• What is expected: Repeat exactly the lines of the listing below, please, starting with the first and ending with the line containing "62, 30, 0];"; leave out the rest.

• Data excerpt:
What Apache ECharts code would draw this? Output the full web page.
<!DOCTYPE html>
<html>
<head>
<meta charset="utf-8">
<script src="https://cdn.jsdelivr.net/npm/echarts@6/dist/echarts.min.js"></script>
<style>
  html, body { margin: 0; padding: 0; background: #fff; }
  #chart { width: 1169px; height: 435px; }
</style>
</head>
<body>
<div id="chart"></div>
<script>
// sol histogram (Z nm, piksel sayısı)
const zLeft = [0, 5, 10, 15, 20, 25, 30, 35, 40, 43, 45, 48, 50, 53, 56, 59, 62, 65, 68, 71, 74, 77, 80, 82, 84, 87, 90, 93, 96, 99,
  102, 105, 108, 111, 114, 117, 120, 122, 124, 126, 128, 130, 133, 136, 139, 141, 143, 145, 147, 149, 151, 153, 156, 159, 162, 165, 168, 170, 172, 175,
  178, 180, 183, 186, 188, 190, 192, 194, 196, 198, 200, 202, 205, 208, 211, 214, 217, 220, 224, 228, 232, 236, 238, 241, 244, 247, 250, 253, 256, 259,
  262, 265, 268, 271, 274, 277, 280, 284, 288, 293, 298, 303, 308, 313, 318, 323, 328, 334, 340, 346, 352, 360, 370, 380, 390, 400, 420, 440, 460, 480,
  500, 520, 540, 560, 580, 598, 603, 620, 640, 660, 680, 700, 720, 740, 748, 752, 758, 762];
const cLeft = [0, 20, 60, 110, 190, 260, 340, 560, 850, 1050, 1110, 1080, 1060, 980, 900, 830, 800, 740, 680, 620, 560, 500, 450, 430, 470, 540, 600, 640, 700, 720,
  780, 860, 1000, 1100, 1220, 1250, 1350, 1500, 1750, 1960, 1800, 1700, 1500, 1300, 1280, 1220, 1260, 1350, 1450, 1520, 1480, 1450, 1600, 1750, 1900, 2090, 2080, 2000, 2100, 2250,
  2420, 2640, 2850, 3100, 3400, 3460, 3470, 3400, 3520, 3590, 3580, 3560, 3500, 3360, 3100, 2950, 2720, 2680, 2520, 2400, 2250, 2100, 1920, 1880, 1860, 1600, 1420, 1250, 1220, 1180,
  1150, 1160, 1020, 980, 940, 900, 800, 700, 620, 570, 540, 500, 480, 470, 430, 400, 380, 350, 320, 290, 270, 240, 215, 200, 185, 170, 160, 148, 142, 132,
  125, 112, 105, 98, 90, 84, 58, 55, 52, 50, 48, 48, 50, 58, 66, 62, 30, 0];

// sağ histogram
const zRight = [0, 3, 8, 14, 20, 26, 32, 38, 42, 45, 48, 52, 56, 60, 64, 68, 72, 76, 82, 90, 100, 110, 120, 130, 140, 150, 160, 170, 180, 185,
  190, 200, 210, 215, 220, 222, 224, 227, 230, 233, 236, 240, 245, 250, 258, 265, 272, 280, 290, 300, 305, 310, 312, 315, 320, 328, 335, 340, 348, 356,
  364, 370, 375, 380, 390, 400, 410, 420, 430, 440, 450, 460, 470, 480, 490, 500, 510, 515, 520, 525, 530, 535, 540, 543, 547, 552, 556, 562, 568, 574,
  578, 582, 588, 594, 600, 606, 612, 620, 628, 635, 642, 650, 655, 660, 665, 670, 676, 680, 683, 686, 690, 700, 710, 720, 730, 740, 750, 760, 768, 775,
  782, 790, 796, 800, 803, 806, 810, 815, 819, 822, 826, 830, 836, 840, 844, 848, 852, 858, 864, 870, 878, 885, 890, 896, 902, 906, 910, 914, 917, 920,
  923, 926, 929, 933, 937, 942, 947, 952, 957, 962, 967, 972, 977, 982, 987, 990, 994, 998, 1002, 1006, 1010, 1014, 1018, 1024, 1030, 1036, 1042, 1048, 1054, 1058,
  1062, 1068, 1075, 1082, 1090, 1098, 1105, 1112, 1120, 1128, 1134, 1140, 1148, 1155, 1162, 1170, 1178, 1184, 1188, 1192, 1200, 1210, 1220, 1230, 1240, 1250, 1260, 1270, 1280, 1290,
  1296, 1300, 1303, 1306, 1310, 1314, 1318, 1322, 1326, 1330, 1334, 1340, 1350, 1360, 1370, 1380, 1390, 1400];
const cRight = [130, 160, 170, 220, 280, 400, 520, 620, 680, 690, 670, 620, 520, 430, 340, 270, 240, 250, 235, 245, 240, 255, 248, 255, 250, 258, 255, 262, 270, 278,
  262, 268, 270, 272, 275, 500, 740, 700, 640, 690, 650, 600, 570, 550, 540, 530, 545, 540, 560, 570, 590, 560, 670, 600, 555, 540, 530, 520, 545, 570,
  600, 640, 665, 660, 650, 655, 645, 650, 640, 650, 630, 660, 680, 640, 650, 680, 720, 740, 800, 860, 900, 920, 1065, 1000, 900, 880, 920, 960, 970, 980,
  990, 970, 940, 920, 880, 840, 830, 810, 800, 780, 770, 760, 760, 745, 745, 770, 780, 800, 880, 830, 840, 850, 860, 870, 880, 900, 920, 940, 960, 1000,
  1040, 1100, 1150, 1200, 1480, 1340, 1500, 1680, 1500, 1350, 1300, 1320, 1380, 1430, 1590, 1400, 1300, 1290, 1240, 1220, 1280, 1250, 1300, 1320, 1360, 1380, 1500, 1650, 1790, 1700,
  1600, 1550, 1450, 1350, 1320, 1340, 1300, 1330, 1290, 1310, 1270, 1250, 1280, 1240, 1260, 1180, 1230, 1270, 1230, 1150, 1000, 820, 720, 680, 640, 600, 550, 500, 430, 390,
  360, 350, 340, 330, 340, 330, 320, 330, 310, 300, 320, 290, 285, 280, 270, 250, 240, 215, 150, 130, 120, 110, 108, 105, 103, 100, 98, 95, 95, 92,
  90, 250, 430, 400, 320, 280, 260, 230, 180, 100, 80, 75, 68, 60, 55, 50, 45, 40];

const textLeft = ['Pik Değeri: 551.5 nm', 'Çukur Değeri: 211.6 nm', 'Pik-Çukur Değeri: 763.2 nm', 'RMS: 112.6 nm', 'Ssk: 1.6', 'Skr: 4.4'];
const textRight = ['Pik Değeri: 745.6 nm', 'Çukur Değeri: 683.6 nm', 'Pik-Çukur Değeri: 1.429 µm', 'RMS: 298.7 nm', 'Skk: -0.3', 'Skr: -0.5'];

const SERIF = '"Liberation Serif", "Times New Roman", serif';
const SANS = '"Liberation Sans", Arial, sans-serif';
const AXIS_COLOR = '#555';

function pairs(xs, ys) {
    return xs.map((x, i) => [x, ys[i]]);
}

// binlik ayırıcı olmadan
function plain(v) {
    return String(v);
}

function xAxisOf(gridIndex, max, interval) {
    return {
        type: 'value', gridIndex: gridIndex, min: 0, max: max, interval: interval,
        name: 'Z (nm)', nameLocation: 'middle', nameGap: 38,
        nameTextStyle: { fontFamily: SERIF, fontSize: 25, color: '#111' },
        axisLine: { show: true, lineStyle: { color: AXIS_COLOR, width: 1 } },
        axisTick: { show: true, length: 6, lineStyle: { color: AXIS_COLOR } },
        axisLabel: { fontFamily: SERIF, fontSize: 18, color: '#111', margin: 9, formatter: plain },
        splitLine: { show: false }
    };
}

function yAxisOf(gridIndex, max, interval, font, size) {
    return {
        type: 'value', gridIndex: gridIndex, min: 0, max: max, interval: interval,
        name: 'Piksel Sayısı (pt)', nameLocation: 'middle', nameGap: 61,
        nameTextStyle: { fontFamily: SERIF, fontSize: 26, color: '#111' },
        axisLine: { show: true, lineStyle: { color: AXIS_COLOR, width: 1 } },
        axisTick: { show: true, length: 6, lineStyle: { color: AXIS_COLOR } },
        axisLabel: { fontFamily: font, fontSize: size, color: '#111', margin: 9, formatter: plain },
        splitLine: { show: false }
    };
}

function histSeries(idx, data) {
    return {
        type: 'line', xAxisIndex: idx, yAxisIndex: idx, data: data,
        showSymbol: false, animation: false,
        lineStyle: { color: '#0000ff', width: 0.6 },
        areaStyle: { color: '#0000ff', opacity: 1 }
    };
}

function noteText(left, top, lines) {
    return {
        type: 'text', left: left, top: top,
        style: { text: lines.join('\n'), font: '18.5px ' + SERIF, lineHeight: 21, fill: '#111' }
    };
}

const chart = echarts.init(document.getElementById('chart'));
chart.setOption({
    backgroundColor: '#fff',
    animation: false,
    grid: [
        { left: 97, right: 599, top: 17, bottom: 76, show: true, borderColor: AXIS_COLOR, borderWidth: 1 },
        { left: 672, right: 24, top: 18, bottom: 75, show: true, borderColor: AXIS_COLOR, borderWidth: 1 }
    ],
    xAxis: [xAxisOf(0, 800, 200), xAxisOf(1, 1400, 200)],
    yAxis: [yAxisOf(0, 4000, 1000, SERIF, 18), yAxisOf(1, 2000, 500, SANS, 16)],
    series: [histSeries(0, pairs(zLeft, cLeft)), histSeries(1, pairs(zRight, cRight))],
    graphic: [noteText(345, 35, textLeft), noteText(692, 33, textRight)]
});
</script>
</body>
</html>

• Task answer:
What Apache ECharts code would draw this? Output the full web page.
<!DOCTYPE html>
<html>
<head>
<meta charset="utf-8">
<script src="https://cdn.jsdelivr.net/npm/echarts@6/dist/echarts.min.js"></script>
<style>
  html, body { margin: 0; padding: 0; background: #fff; }
  #chart { width: 1169px; height: 435px; }
</style>
</head>
<body>
<div id="chart"></div>
<script>
// sol histogram (Z nm, piksel sayısı)
const zLeft = [0, 5, 10, 15, 20, 25, 30, 35, 40, 43, 45, 48, 50, 53, 56, 59, 62, 65, 68, 71, 74, 77, 80, 82, 84, 87, 90, 93, 96, 99,
  102, 105, 108, 111, 114, 117, 120, 122, 124, 126, 128, 130, 133, 136, 139, 141, 143, 145, 147, 149, 151, 153, 156, 159, 162, 165, 168, 170, 172, 175,
  178, 180, 183, 186, 188, 190, 192, 194, 196, 198, 200, 202, 205, 208, 211, 214, 217, 220, 224, 228, 232, 236, 238, 241, 244, 247, 250, 253, 256, 259,
  262, 265, 268, 271, 274, 277, 280, 284, 288, 293, 298, 303, 308, 313, 318, 323, 328, 334, 340, 346, 352, 360, 370, 380, 390, 400, 420, 440, 460, 480,
  500, 520, 540, 560, 580, 598, 603, 620, 640, 660, 680, 700, 720, 740, 748, 752, 758, 762];
const cLeft = [0, 20, 60, 110, 190, 260, 340, 560, 850, 1050, 1110, 1080, 1060, 980, 900, 830, 800, 740, 680, 620, 560, 500, 450, 430, 470, 540, 600, 640, 700, 720,
  780, 860, 1000, 1100, 1220, 1250, 1350, 1500, 1750, 1960, 1800, 1700, 1500, 1300, 1280, 1220, 1260, 1350, 1450, 1520, 1480, 1450, 1600, 1750, 1900, 2090, 2080, 2000, 2100, 2250,
  2420, 2640, 2850, 3100, 3400, 3460, 3470, 3400, 3520, 3590, 3580, 3560, 3500, 3360, 3100, 2950, 2720, 2680, 2520, 2400, 2250, 2100, 1920, 1880, 1860, 1600, 1420, 1250, 1220, 1180,
  1150, 1160, 1020, 980, 940, 900, 800, 700, 620, 570, 540, 500, 480, 470, 430, 400, 380, 350, 320, 290, 270, 240, 215, 200, 185, 170, 160, 148, 142, 132,
  125, 112, 105, 98, 90, 84, 58, 55, 52, 50, 48, 48, 50, 58, 66, 62, 30, 0];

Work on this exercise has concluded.